DATA EXTRACT:
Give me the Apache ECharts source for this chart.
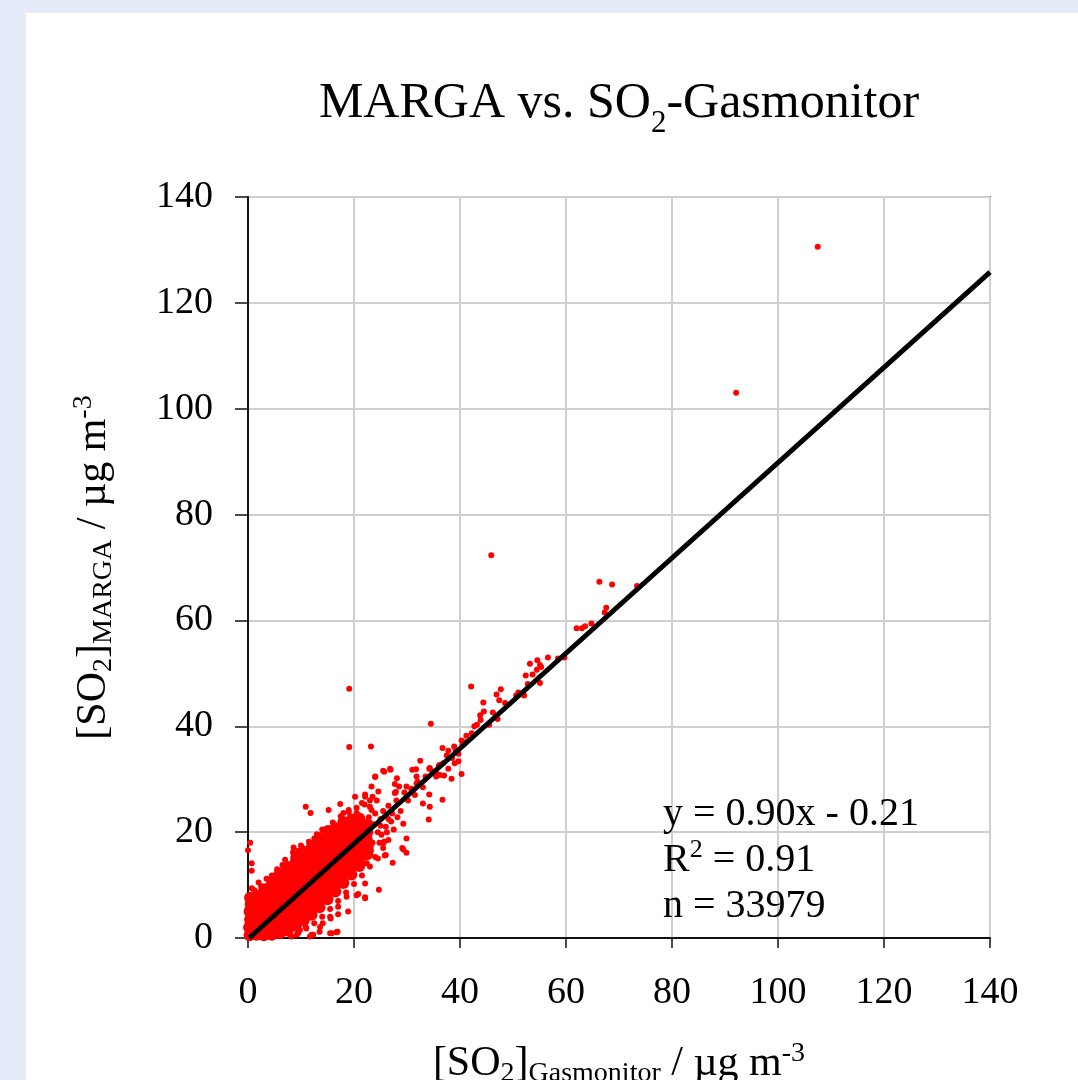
<!DOCTYPE html>
<html>
<head>
<meta charset="utf-8">
<script src="https://cdn.jsdelivr.net/npm/echarts/dist/echarts.min.js"></script>
<style>
html,body{margin:0;padding:0;background:#e6ebf9;width:1078px;height:1080px;overflow:hidden;}
#panel{position:absolute;left:26px;top:13px;width:1052px;height:1067px;background:#ffffff;overflow:hidden;}
#chart{position:absolute;left:0;top:0;width:1052px;height:1067px;}
</style>
</head>
<body>
<div id="panel"><div id="chart"></div></div>
<script>
// ---- data ----
var axisTicks = [0, 20, 40, 60, 80, 100, 120, 140];
var fitLine = [[0.23, 0], [140, 125.79]];
var fitText = ['y = 0.90x - 0.21', '0.91', '33979'];

// densely overlapping core of the cloud (drawn with bigger dots)
var densePoints = [
 [0.3,0.5],[0.2,2.0],[0.4,3.5],[0.3,5.0],[0.5,6.4],[0.4,7.6],
 [1.6,0.6],[1.5,2.1],[1.7,3.6],[1.5,5.1],[1.6,6.6],[1.8,8.0],
 [3.0,0.5],[3.1,2.0],[2.9,3.5],[3.0,5.0],[3.2,6.5],[3.0,8.0],[3.1,9.2],
 [4.5,0.6],[4.6,2.1],[4.4,3.6],[4.5,5.1],[4.7,6.6],[4.5,8.1],[4.4,9.6],[4.6,10.6],
 [6.0,0.9],[6.1,2.4],[5.9,3.9],[6.0,5.4],[6.2,6.9],[6.0,8.4],[5.9,9.9],[6.1,11.3],[6.0,12.2],
 [7.5,1.4],[7.6,2.9],[7.4,4.4],[7.5,5.9],[7.7,7.4],[7.5,8.9],[7.4,10.4],[7.6,11.9],[7.5,13.4],
 [9.0,2.3],[9.1,3.8],[8.9,5.3],[9.0,6.8],[9.2,8.3],[9.0,9.8],[8.9,11.3],[9.1,12.8],[9.0,14.3],[9.1,15.2],
 [10.5,3.3],[10.6,4.8],[10.4,6.3],[10.5,7.8],[10.7,9.3],[10.5,10.8],[10.4,12.3],[10.6,13.8],[10.5,15.3],[10.6,16.3],
 [12.0,4.4],[12.1,5.9],[11.9,7.4],[12.0,8.9],[12.2,10.4],[12.0,11.9],[11.9,13.4],[12.1,14.9],[12.0,16.4],[12.1,17.4],
 [13.5,5.8],[13.6,7.3],[13.4,8.8],[13.5,10.3],[13.7,11.8],[13.5,13.3],[13.4,14.8],[13.6,16.3],[13.5,17.8],[13.6,18.9],
 [15.0,7.3],[15.1,8.8],[14.9,10.3],[15.0,11.8],[15.2,13.3],[15.0,14.8],[14.9,16.3],[15.1,17.8],[15.0,19.3],[15.1,20.2],
 [16.5,8.8],[16.6,10.3],[16.4,11.8],[16.5,13.3],[16.7,14.8],[16.5,16.3],[16.4,17.8],[16.6,19.3],[16.5,20.8],
 [18.0,10.4],[18.1,11.9],[17.9,13.4],[18.0,14.9],[18.2,16.4],[18.0,17.9],[17.9,19.4],[18.1,20.9],[18.0,21.9],
 [19.5,12.0],[19.6,13.5],[19.4,15.0],[19.5,16.5],[19.7,18.0],[19.5,19.5],[19.4,21.0],[19.6,22.4],
 [21.0,13.6],[21.1,15.1],[20.9,16.6],[21.0,18.1],[21.2,19.6],[21.0,21.1],[21.0,22.6],
 [22.5,15.8],[22.6,17.2],[22.4,18.6],[22.5,20.0],[22.6,21.4]
];

// individually visible points
var scatterPoints = [
 [107.5,130.6],[92.1,103.0],[45.9,72.3],
 [66.3,67.3],[68.7,66.8],[73.4,66.5],[67.6,62.4],[67.3,61.5],[64.8,59.4],[63.6,58.9],[63.0,58.5],[62.0,58.5],
 [59.7,53.0],[58.5,52.8],[56.6,53.0],
 [54.6,52.5],[53.2,51.8],[55.1,51.6],[55.3,51.2],[54.5,50.7],[53.7,49.8],[52.4,49.6],[55.1,48.2],
 [52.8,48.0],[52.1,45.8],[51.0,46.4],[50.6,45.8],
 [47.7,47.0],[46.9,46.0],[47.4,44.9],[48.5,44.4],[42.1,47.5],
 [44.4,44.5],[44.5,42.8],[43.8,42.1],[43.9,41.2],[43.2,40.3],[42.7,40.0],
 [46.2,42.6],[47.1,41.4],[45.5,40.3],[34.5,40.5],
 [42.2,38.7],[41.2,38.2],[40.3,37.3],[38.9,36.2],[37.8,35.4],[36.7,35.9],[39.7,34.8],[39.7,33.4],
 [36.1,32.7],[34.2,32.0],[32.5,33.5],[31.7,31.9],
 [19.1,47.1],[19.1,36.1],[23.2,36.2],
 [31.0,31.8],[31.8,30.5],[34.3,32.1],[35.5,30.5],[36.2,30.8],[37.0,30.7],[38.4,30.1],[40.3,31.0],
 [34.2,27.1],[34.3,24.8],[34.1,22.4],[36.7,26.1],[33.0,25.4],
 [29.9,28.6],[31.8,29.2],[30.9,28.0],
 [26.8,32.0],[25.5,31.6],[24.0,30.5],[23.3,28.6],[23.5,26.7],[24.6,27.7],[28.1,30.2],[28.5,28.6],[27.7,27.4],
 [10.9,24.8],[11.8,23.6],
 [15.2,24.2],[17.4,25.3],[18.0,23.6],[19.0,24.2],[20.5,23.6],[21.5,25.5],[22.1,26.7],[23.0,24.8],
 [29.1,17.0],[29.9,16.1],[27.3,14.2],[25.8,15.6],[25.5,17.9],[25.2,19.5],[24.7,9.1],[22.1,7.5],[20.5,8.1],
 [18.6,7.8],[17.0,5.9],[15.5,4.0],[12.3,0.6],[11.7,0.3],[15.8,0.9],[16.7,1.1],[13.6,2.1],
 [0.4,18.0],[0.0,16.6],[0.7,14.1],[0.7,12.7],[0.7,9.4],[1.3,8.1],
 [20.2,26.7],[22.1,27.1],[24.0,30.4],[25.7,31.4],[26.9,31.8],[27.7,29.1],[27.9,27.6],[24.3,26.0],[23.3,24.2],
 [29.3,21.6],[29.9,18.8],[29.3,16.7],[26.0,15.7],[25.7,18.2],[24.0,15.3],[22.4,14.1],[22.1,10.3],[20.8,8.3],
 [22.1,7.7],[18.9,5.0],[17.0,4.5],[15.6,3.7],[15.5,0.9],[16.9,1.2],[13.5,1.2],[12.0,0.6],[10.9,2.1],[14.1,2.8],
 [13.6,6.5],[12.3,4.7],[9.8,1.5],[9.2,0.6],[8.2,0.3],
 [8.6,17.1],[7.0,13.6],[9.8,15.3],[5.3,10.3],[4.0,10.3],
 [2.0,10.5],[3.5,11.2],[5.5,13.0],[7.0,14.8],[8.5,16.2],[10.0,17.5],[12.5,18.8],[14.0,20.5],[16.0,21.8],
 [17.5,23.0],[19.0,23.8],[20.5,24.6],[22.0,25.2],[23.0,26.0],
 [8.0,0.5],[9.5,1.0],[11.0,1.8],[12.5,2.8],[14.0,4.0],[15.5,5.5],[17.0,7.0],[18.5,8.6],[20.0,10.2],
 [21.5,11.8],[23.0,13.5],[24.5,15.0],[25.5,17.0],[26.5,18.5],[27.5,20.5],[26.0,21.0],[25.0,22.5],[24.0,23.5],
 [23.5,18.0],[24.5,20.0],[25.5,24.0],[26.5,22.5],
 [26.5,25.0],[27.2,23.5],[28.0,26.0],[28.8,24.0],[29.5,27.5],[30.2,26.0],[30.8,28.2],[31.5,27.0],[32.0,29.5],
 [33.0,28.5],[33.5,30.5],[34.8,31.5],[35.5,31.2],[36.0,32.5],[36.8,33.0],[37.5,34.5],[38.5,34.0],[39.2,35.5],
 [40.5,36.5],[41.0,37.0],[39.0,33.0],[37.8,32.0],
 [21.8,19.0],[23.8,21.5],[22.8,22.8],[24.8,18.0],[23.2,16.5],[25.0,21.2],[26.2,20.0],[27.0,22.0],[28.2,22.8],
 [6.5,13.8],[9.5,16.5],[11.5,18.2],[13.0,19.6],[4.5,11.8],[2.5,9.8],[1.2,9.0]
];

// ---- chart ----
var FONT = 'Liberation Serif, Times New Roman, serif';
var rich = {
  n: {fontFamily: FONT, fontSize: 42, color: '#000', lineHeight: 48},
  s: {fontFamily: FONT, fontSize: 28, color: '#000', lineHeight: 24, verticalAlign: 'bottom'},
  p: {fontFamily: FONT, fontSize: 28, color: '#000', lineHeight: 24, verticalAlign: 'top'}
};
var chart = echarts.init(document.getElementById('chart'), null, {renderer: 'canvas', width: 1052, height: 1067});

function axis(nameText, nameGap, tickLen) {
  return {
    type: 'value', min: axisTicks[0], max: axisTicks[axisTicks.length - 1],
    interval: axisTicks[1] - axisTicks[0],
    name: nameText, nameLocation: 'middle', nameGap: nameGap,
    nameTextStyle: {rich: rich},
    axisLine: {show: true, onZero: false, lineStyle: {color: '#111', width: 2}},
    axisTick: {show: true, inside: false, length: tickLen, lineStyle: {color: '#111', width: 1.5}},
    axisLabel: {fontFamily: FONT, fontSize: 38, color: '#000', margin: 0},
    splitLine: {show: true, lineStyle: {color: '#cfcfcf', width: 2}}
  };
}
var xA = axis('{n|[SO}{s|2}{n|]}{s|Gasmonitor}{n| / µg m}{p|-3}', 102, 10);
xA.axisLabel.margin = 36;
var yA = axis('{n|[SO}{s|2}{n|]}{s|MARGA}{n| / µg m}{p|-3}', 130, 13);
yA.axisLabel.margin = 35;

chart.setOption({
  animation: false,
  backgroundColor: '#ffffff',
  grid: {left: 222, top: 184, right: 88, bottom: 142, show: true, borderColor: '#555', borderWidth: 2,
         containLabel: false, outerBoundsMode: 'none'},
  xAxis: xA,
  yAxis: yA,
  graphic: [
    {type: 'text', x: 593, y: 66, z: 100,
     style: {text: '{a|MARGA vs. SO}{b|2}{a|-Gasmonitor}', align: 'center', verticalAlign: 'top',
       rich: {a: {fontFamily: FONT, fontSize: 50, fill: '#000', lineHeight: 58, verticalAlign: 'top'},
              b: {fontFamily: FONT, fontSize: 31, fill: '#000', lineHeight: 60, verticalAlign: 'bottom'}}}},
    {type: 'text', x: 637, y: 778, z: 100,
     style: {text: '{n|' + fitText[0] + '}\n{n|R}{p|2}{n| = ' + fitText[1] + '}\n{n|n = ' + fitText[2] + '}',
       rich: {n: {fontFamily: FONT, fontSize: 40, fill: '#000', lineHeight: 46},
              p: {fontFamily: FONT, fontSize: 26, fill: '#000', lineHeight: 28, verticalAlign: 'top'}}}}
  ],
  series: [
    {type: 'scatter', data: densePoints, symbolSize: 12, itemStyle: {color: '#ff0000', opacity: 1}, clip: false, z: 2},
    {type: 'scatter', data: scatterPoints, symbolSize: 6, itemStyle: {color: '#ff0000', opacity: 1}, clip: false, z: 2},
    {type: 'line', data: fitLine, showSymbol: false, symbol: 'none', lineStyle: {color: '#000', width: 5}, z: 3}
  ]
});
</script>
</body>
</html>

GOAL: Leave out the pictures, then repeat the listing above exactly from its first line to the line with "var fitText = ['y", inclusive.

FINISHED TASK:
Give me the Apache ECharts source for this chart.
<!DOCTYPE html>
<html>
<head>
<meta charset="utf-8">
<script src="https://cdn.jsdelivr.net/npm/echarts/dist/echarts.min.js"></script>
<style>
html,body{margin:0;padding:0;background:#e6ebf9;width:1078px;height:1080px;overflow:hidden;}
#panel{position:absolute;left:26px;top:13px;width:1052px;height:1067px;background:#ffffff;overflow:hidden;}
#chart{position:absolute;left:0;top:0;width:1052px;height:1067px;}
</style>
</head>
<body>
<div id="panel"><div id="chart"></div></div>
<script>
// ---- data ----
var axisTicks = [0, 20, 40, 60, 80, 100, 120, 140];
var fitLine = [[0.23, 0], [140, 125.79]];
var fitText = ['y = 0.90x - 0.21', '0.91', '33979'];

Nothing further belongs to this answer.